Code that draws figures
──────────────────────────────
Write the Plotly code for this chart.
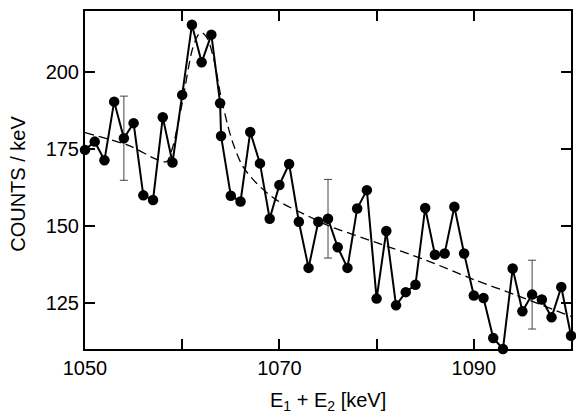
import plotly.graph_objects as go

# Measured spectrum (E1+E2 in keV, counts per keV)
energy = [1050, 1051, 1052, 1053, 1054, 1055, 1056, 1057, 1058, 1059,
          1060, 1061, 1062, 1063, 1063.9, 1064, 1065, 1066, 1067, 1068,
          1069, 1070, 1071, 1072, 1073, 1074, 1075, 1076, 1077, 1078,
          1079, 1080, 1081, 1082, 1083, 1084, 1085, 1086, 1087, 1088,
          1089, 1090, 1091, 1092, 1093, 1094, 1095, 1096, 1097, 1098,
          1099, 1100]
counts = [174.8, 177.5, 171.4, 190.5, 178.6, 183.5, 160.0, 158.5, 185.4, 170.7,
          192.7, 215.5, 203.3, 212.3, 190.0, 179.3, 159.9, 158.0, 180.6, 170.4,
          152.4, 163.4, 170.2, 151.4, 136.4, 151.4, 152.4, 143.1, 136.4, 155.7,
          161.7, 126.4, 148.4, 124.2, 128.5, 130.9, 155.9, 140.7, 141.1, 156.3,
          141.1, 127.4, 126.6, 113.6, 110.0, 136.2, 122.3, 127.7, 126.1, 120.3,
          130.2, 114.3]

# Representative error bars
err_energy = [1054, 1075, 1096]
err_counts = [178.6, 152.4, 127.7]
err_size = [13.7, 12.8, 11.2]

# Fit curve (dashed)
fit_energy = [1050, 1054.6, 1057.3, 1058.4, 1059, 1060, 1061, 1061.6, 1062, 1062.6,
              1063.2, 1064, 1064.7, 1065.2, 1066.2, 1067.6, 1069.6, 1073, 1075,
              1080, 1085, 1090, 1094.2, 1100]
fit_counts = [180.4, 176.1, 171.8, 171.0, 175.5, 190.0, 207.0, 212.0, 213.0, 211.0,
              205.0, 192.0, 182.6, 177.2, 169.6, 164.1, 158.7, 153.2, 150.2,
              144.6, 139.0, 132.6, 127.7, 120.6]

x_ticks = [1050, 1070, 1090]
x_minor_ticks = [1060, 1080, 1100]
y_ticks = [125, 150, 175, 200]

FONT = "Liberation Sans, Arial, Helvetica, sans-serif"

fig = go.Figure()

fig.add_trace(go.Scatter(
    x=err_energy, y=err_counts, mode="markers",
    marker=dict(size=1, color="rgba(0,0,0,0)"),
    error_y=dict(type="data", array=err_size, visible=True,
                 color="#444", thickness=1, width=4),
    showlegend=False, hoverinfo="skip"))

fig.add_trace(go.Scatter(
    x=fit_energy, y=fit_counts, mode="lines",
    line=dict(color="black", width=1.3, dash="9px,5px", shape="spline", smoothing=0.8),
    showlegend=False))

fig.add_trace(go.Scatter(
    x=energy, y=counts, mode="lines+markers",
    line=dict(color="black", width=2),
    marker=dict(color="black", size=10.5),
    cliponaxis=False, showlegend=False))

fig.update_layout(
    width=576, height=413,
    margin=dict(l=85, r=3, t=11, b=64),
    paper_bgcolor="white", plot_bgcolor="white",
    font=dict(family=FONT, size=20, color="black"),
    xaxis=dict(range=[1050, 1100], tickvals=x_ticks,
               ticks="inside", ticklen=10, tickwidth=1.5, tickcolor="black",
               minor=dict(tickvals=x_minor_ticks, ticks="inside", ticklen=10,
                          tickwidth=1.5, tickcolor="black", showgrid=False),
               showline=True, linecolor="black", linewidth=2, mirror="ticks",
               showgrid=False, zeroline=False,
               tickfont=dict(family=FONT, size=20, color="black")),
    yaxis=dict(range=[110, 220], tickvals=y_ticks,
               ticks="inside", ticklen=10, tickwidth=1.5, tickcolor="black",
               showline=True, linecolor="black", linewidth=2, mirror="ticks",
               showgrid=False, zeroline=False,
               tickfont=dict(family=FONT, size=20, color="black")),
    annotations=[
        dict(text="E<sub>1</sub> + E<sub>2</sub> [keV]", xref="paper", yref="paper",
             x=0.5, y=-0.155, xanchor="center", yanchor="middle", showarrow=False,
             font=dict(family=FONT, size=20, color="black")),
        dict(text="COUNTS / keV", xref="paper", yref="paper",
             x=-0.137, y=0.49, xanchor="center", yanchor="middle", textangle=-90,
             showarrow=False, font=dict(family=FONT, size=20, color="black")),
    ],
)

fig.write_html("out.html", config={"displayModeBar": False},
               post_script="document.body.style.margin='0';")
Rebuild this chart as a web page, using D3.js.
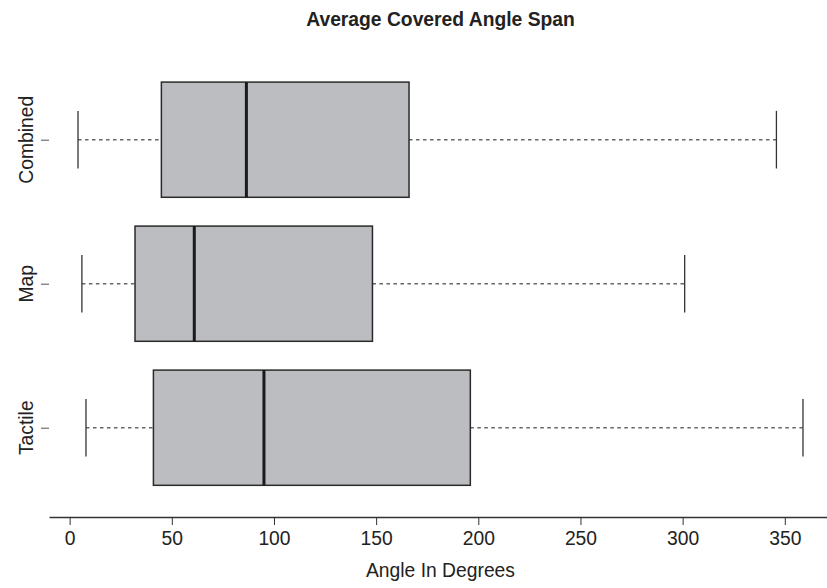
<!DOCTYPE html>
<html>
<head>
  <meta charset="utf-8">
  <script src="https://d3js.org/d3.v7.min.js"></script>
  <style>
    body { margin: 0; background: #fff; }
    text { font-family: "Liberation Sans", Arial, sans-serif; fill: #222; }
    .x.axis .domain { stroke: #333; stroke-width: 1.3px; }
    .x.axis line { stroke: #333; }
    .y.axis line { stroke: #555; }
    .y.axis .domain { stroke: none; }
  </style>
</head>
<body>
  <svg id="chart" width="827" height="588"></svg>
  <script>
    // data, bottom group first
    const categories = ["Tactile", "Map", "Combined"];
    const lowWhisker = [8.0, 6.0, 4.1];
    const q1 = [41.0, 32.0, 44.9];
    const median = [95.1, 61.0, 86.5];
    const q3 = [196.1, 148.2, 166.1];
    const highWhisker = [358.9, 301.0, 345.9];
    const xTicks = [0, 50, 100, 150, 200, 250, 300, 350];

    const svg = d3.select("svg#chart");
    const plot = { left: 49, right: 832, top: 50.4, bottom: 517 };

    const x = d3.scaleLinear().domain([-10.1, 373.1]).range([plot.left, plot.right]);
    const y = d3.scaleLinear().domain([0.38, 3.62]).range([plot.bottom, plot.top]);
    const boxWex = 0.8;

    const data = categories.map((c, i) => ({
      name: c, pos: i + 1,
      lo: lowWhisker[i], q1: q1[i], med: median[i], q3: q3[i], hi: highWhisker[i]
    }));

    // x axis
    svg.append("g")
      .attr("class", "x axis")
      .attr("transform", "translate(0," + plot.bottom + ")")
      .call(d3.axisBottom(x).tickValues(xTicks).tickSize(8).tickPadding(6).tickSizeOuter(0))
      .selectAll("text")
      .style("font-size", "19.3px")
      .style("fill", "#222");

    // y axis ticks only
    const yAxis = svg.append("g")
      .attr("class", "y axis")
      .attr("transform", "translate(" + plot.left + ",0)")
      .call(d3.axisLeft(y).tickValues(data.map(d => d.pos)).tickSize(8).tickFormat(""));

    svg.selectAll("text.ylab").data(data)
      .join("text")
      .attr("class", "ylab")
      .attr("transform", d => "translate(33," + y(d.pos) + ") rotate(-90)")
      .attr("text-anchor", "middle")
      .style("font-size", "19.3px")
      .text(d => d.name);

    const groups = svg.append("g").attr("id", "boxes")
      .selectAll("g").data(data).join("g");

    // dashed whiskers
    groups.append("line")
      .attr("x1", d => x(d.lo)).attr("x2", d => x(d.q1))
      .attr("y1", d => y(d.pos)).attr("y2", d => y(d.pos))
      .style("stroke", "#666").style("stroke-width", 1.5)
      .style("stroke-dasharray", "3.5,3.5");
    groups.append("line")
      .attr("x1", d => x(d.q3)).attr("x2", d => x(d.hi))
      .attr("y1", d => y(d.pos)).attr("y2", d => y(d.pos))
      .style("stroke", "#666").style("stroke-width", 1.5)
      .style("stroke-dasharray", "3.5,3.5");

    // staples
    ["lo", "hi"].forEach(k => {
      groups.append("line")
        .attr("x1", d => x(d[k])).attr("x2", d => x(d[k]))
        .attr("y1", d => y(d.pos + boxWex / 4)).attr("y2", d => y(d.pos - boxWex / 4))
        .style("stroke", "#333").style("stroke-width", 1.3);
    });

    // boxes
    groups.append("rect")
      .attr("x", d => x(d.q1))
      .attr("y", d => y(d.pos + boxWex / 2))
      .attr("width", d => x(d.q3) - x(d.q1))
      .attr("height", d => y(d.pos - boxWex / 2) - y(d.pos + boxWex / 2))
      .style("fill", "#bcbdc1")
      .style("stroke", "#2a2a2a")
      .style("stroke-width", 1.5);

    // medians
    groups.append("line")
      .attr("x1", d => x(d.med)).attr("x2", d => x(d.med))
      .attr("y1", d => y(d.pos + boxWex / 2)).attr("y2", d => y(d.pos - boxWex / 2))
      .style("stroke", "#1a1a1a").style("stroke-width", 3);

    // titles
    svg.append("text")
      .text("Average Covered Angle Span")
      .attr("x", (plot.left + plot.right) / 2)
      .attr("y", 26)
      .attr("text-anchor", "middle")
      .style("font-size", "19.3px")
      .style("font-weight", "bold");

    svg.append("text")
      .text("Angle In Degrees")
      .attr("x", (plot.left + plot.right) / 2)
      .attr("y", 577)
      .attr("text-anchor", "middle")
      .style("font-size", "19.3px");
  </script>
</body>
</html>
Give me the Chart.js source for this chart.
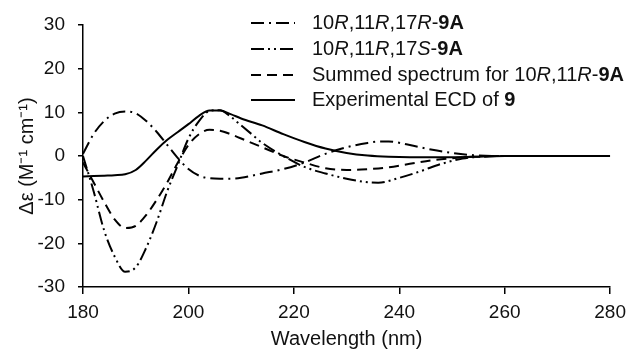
──────────────────────────────
* [Given instruction] Repeat the lines from where the entries begin to the line with "import plotly.graph_objects as go", both included. Any picture is left out.

* [Written response]
Write the Plotly code for this chart.
import plotly.graph_objects as go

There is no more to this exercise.